The news about Goldman has definitely been making its way around. Just look here, here, here, here and here. There’s something particularly nostalgic and ‘newspaperish’ in the Huffington Post’s presentation: you’d think it was V-E Day all over again.
For those who want to see the pitchbook, it’s included here:
This slideshow does a good job of explaining the transaction…
But I want to take a different angle on this story. I want to look at it from the decision-making process that Goldman the firm was faced with. Not Goldman the marketing machine, not the Goldman you see in its company history pages on its website, but the Goldman that has to manage risk. What were its options? Why did it choose the option it chose? I’m not going to talk about the legality/illegality of the deal, because I’m not a lawyer. But the characteristics of the market at that time were such that were plenty of bad decisions made. Some on the part of the structurers, but also a bunch by the investors, who supposedly had a level of “sophistication.”
We all know John Paulson was looking to make a bet against the housing market. So via ACA, he created a CDO of the MBS he wanted to short. Goldman, as Paulson’s broker, facilitated his request by selling him the credit protection against the securities that were put in the CDO. Essentially, Goldman created a bespoke credit default swap index in handling Paulson’s end of the trade.
I emphasized bespoke because it should tell you something about the liquidity risk inherent in such a trade. There’s tons of it. There are liquid credit indices, which you can find at Markit’s site. Liquid credit indices are just like liquid stocks. You can buy/sell them in size, and pay very little for the privilege. Illiquid credit protection, however, is a whole other ballgame. You can’t get in/out of positions easily even in good times and you’re going to pay through the nose to do it. And if you try to do a trade in size? Puhleeeze…
This also illustrates why it’s laughable to think CDS have anything to do with making the sovereign credit situation worse. These are synthetic shorts when you buy them. If they didn’t exist, there would only be one option: sell the cash bonds and watch the yields & spreads blow out even higher than where they are.
But in the process of selling Paulson the protection he wanted, Goldman took on a position itself as well: selling credit protection is a synthetic long on the credit risk of the position. It’s not like Goldman lent ACA or the SPEs that created those subprime MBS the money to originate the loans, but in selling the protection, you’re expressing a view on the credit risk that’s there – a view that says it’s overpriced to you. This is actually a cheap way to gain credit exposure to an MBS, a company, you name it. I say it’s cheap because you’re gaining credit exposure by betting that the entity won’t default on its obligations and you’re not putting actual balance sheet at risk via traditional lending.

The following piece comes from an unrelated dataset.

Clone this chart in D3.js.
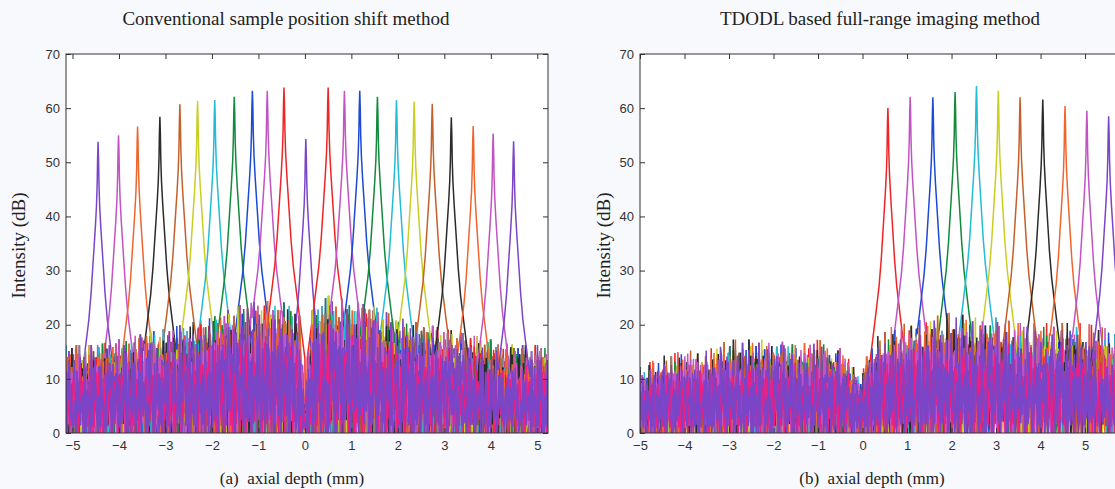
<!doctype html>
<html lang="en">
<head>
<meta charset="UTF-8">
<title>Axial depth intensity profiles</title>
<style>
  body { margin: 0; background: #f8f9fc; }
  svg { display: block; }
  .tick text { font-family: "Liberation Sans", Arial, sans-serif; font-size: 13px; fill: #333; }
  .domain { display: none; }
  .tick line { stroke: #333; }
  .label { font-family: "Liberation Serif", "Times New Roman", serif; font-size: 17px; fill: #222; white-space: pre; }
  .big { font-size: 19px; }
</style>
</head>
<body>
<svg id="chart" width="1115" height="489"></svg>
<script src="https://d3js.org/d3.v7.min.js"></script>
<script>
// ---- data ----
const depthTicks = [-5, -4, -3, -2, -1, 0, 1, 2, 3, 4, 5, 6];
const dbTicks = [0, 10, 20, 30, 40, 50, 60, 70];

// (a) conventional method: peak depth (mm), peak intensity (dB), colour
const peakPosA = [-4.45, -4.01, -3.60, -3.12, -2.69, -2.31, -1.94, -1.52, -1.13, -0.81, -0.45, 0.02,
  0.50, 0.85, 1.18, 1.56, 1.97, 2.35, 2.74, 3.15, 3.62, 4.05, 4.49];
const peakDbA = [53.8, 55.0, 56.6, 58.4, 60.7, 61.3, 61.5, 62.1, 63.2, 63.2, 63.8, 54.3,
  63.8, 63.2, 63.2, 62.1, 61.5, 61.2, 60.8, 58.3, 56.7, 55.3, 53.9];
const colorsA = ['#7b45c8', '#c253c4', '#f0652e', '#2b2b2b', '#c4602c', '#c9cf22', '#22bcd6', '#128a3c',
  '#1c4ad6', '#c253c4', '#f02424', '#7b45c8', '#f02424', '#c253c4', '#1c4ad6', '#128a3c', '#22bcd6',
  '#c9cf22', '#c4602c', '#2b2b2b', '#f0652e', '#c253c4', '#7b45c8'];

// (b) TDODL method
const peakPosB = [0.57, 1.07, 1.58, 2.08, 2.56, 3.05, 3.54, 4.05, 4.55, 5.04, 5.53];
const peakDbB = [60.0, 62.1, 62.0, 63.0, 64.1, 63.2, 62.0, 61.6, 60.4, 59.5, 58.5];
const colorsB = ['#f02424', '#c253c4', '#1c4ad6', '#128a3c', '#22bcd6', '#c9cf22', '#c4602c', '#2b2b2b',
  '#f0652e', '#c253c4', '#7b45c8'];

// noise-only traces drawn over the others
const extraColors = ['#ee1f80', '#7b45c8'];

// upper edge of the noise floor (dB) against depth
const envDepthA = [-5.2, -4.5, -4, -3.5, -3, -2.5, -2, -1.5, -1, -0.5, -0.12, -0.05, 0, 0.05, 0.12, 0.5, 1, 1.5, 2, 2.5, 3, 3.5, 4, 4.5, 5.3];
const envDbA = [16, 16, 17, 18, 19, 20, 21, 23, 24, 24, 22, 12, 3, 12, 22, 25, 24, 23, 21, 20, 19, 18, 17, 16, 16];
const envDepthB = [-5, -4.5, -4, -3.5, -3, -2.5, -2, -1.5, -1, -0.5, -0.2, 0, 0.15, 0.5, 1, 1.5, 2, 2.5, 3, 3.5, 4, 4.5, 5, 5.5, 6];
const envDbB = [12, 14, 15, 15, 17, 17, 17, 16, 17, 16, 12, 11, 16, 19, 20, 21, 22, 21, 21, 20, 20, 20, 20, 19, 18];

// peak flank: distance from peak (mm) -> drop below peak (dB)
const profDist = [0, 0.01, 0.02, 0.035, 0.06, 0.09, 0.12, 0.15, 0.2, 0.3, 0.45];
const profDrop = [0, 3, 8, 12, 16, 20, 24, 28, 33, 40, 50];

// speckle level digits (0-9), typed by hand, read as fraction of the noise edge
const speckle = '5082937146627091835540712968834052179360241886735019426673819052274936018845273691052843719627380514' +
  '1967340825593718206647392851013678492205813946677128503946821375097462381590437716258094317260985432' +
  '0749185263397410568821465930472518836092154470839621583304719862257013964828305716492360817594283015';

const panels = [
  { left: 66, right: 548, top: 54, bottom: 433, domain: [-5.14, 5.23], pos: peakPosA, db: peakDbA,
    colors: colorsA, envX: envDepthA, envY: envDbA,
    title: 'Conventional sample position shift method', xlab: '(a)  axial depth (mm)', titleX: 286, xlabX: 292, ylabX: 18 },
  { left: 640, right: 1122, top: 54, bottom: 433, domain: [-5, 5.83], pos: peakPosB, db: peakDbB,
    colors: colorsB, envX: envDepthB, envY: envDbB,
    title: 'TDODL based full-range imaging method', xlab: '(b)  axial depth (mm)', titleX: 880, xlabX: 872, ylabX: 603 }
];

const svg = d3.select('#chart');
const flank = d3.scaleLinear().domain(profDist).range(profDrop);
const reach = profDist[profDist.length - 1];
const L = speckle.length;

panels.forEach((p, pi) => {
  const x = d3.scaleLinear().domain(p.domain).range([p.left, p.right]);
  const y = d3.scaleLinear().domain([0, 70]).range([p.bottom, p.top]);
  const env = d3.scaleLinear().domain(p.envX).range(p.envY).clamp(true);
  const ticksX = depthTicks.filter(t => x(t) >= p.left - 1 && x(t) <= Math.min(p.right, 1105));

  svg.append('rect')
    .attr('x', p.left).attr('y', p.top)
    .attr('width', p.right - p.left).attr('height', p.bottom - p.top)
    .attr('fill', '#fff');

  svg.append('clipPath').attr('id', 'clip' + pi)
    .append('rect')
    .attr('x', p.left).attr('y', p.top)
    .attr('width', p.right - p.left).attr('height', p.bottom - p.top);

  const g = svg.append('g').attr('clip-path', `url(#clip${pi})`);

  const step = 0.016;
  const n = Math.round((p.domain[1] - p.domain[0]) / step);
  const line = d3.line().x(d => x(d[0])).y(d => y(Math.max(0, d[1])));

  const series = p.pos.map((pos, s) => ({ pos, peak: p.db[s], color: p.colors[s], amp: 1 }))
    .concat(extraColors.map(c => ({ pos: null, peak: 0, color: c, amp: 0.8 })));

  series.forEach((sr, s) => {
    const base = d3.range(n + 1).map(i => [p.domain[0] + i * step, i]);
    if (sr.pos !== null) {
      profDist.forEach(d => {
        const i = Math.round((sr.pos - p.domain[0]) / step);
        base.push([sr.pos - d, i]);
        base.push([sr.pos + d, i]);
      });
      base.sort((a, b) => a[0] - b[0]);
    }
    const pts = base.map(([xv, i], k) => {
      const dig = +speckle[(k + s * 37 + pi * 11) % L];
      const edge = 0.7 + 0.035 * +speckle[(i * 3 + 101) % L];
      let v = env(xv) * edge * sr.amp * dig / 9;
      const dist = Math.abs(xv - sr.pos);
      if (sr.pos !== null && dist <= reach) {
        v = Math.max(v, sr.peak - flank(dist));
      }
      return [xv, v];
    });
    g.append('path')
      .datum(pts)
      .attr('d', line)
      .attr('fill', 'none')
      .attr('stroke', sr.color)
      .attr('stroke-width', 1.5);
  });

  // axes box and inward ticks
  svg.append('rect')
    .attr('x', p.left).attr('y', p.top)
    .attr('width', p.right - p.left).attr('height', p.bottom - p.top)
    .attr('fill', 'none').attr('stroke', '#333').attr('stroke-width', 1);

  svg.append('g').attr('transform', `translate(0,${p.bottom})`)
    .call(d3.axisBottom(x).tickValues(ticksX).tickSize(-5).tickPadding(8).tickFormat(d3.format('d')));
  svg.append('g').attr('transform', `translate(0,${p.top})`)
    .call(d3.axisTop(x).tickValues(ticksX).tickSize(-5).tickFormat(''));
  svg.append('g').attr('transform', `translate(${p.left},0)`)
    .call(d3.axisLeft(y).tickValues(dbTicks).tickSize(-5).tickPadding(6));
  svg.append('g').attr('transform', `translate(${p.right},0)`)
    .call(d3.axisRight(y).tickValues(dbTicks).tickSize(-5).tickFormat(''));

  svg.append('text').attr('class', 'label big')
    .attr('x', p.titleX).attr('y', 25).attr('text-anchor', 'middle')
    .text(p.title);
  svg.append('text').attr('class', 'label')
    .attr('x', p.xlabX).attr('y', 484).attr('text-anchor', 'middle')
    .text(p.xlab);
  svg.append('text').attr('class', 'label big')
    .attr('transform', `translate(${p.ylabX},${(p.top + p.bottom) / 2 + 2}) rotate(-90)`)
    .attr('dy', '0.35em').attr('text-anchor', 'middle')
    .text('Intensity (dB)');
});
</script>
</body>
</html>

So the first decision you’re confronted with: do you want to keep this long credit exposure? If you answer ‘Yes’ then you do nothing else. But if you don’t want to keep it, you have to figure out a way to off-load it somehow. There are several ways you can short/get rid of this risk:
- Buy credit protection yourself and create a synthetic short position in the process.
- You can sell the assets off your balance sheet.
- Or you can create a synthetic loan sale in the form of a CDO if you don’t have the assets on your books, but still have credit risk in the form of credit protection you sold.
Buying protection on an illiquid index will be expensive. You may not want to take the risk that buying the protection from Credit Suisse, JP Morgan, or some other firm will cost more than what you charged Paulson for it. You may have hedged the risk, but you have a P&L issue as a result. These assets were not on Goldman’s balance sheet, so no bulk loan/securities sale would work. You’re really left with exiting the position by creating a CDO. Bringing the CDO to market also has the benefit of generating a positive contribution to the P&L, even if it’s only a modest contribution. The real goal is to off-load the synthetic long position you created by selling the CDS to Paulson in the first place.
I’m not a Goldman apologist. I’m pretty sure they made some bad decisions in this situation, namely getting too chummy with a client to get additional deals/trades to work for them. The disclosure issue? Is it a case of withholding information or if they did disclose it, would that have been a case of releasing MNPI? I don’t know, but it seems to me the case is far from a slam dunk for either side.
As for AIG? I still remember this quote from Andrew Ross Sorkin’s “Too Big To Fail” from Sam Cassano at AIG’s Financial Products unit:
My brother works at Goldman, and he’s an idiot!
Ah, Sam… Really? If that’s true, that pretty much makes you full-retard. $6bn in wrap guarantees? What were you guys thinking?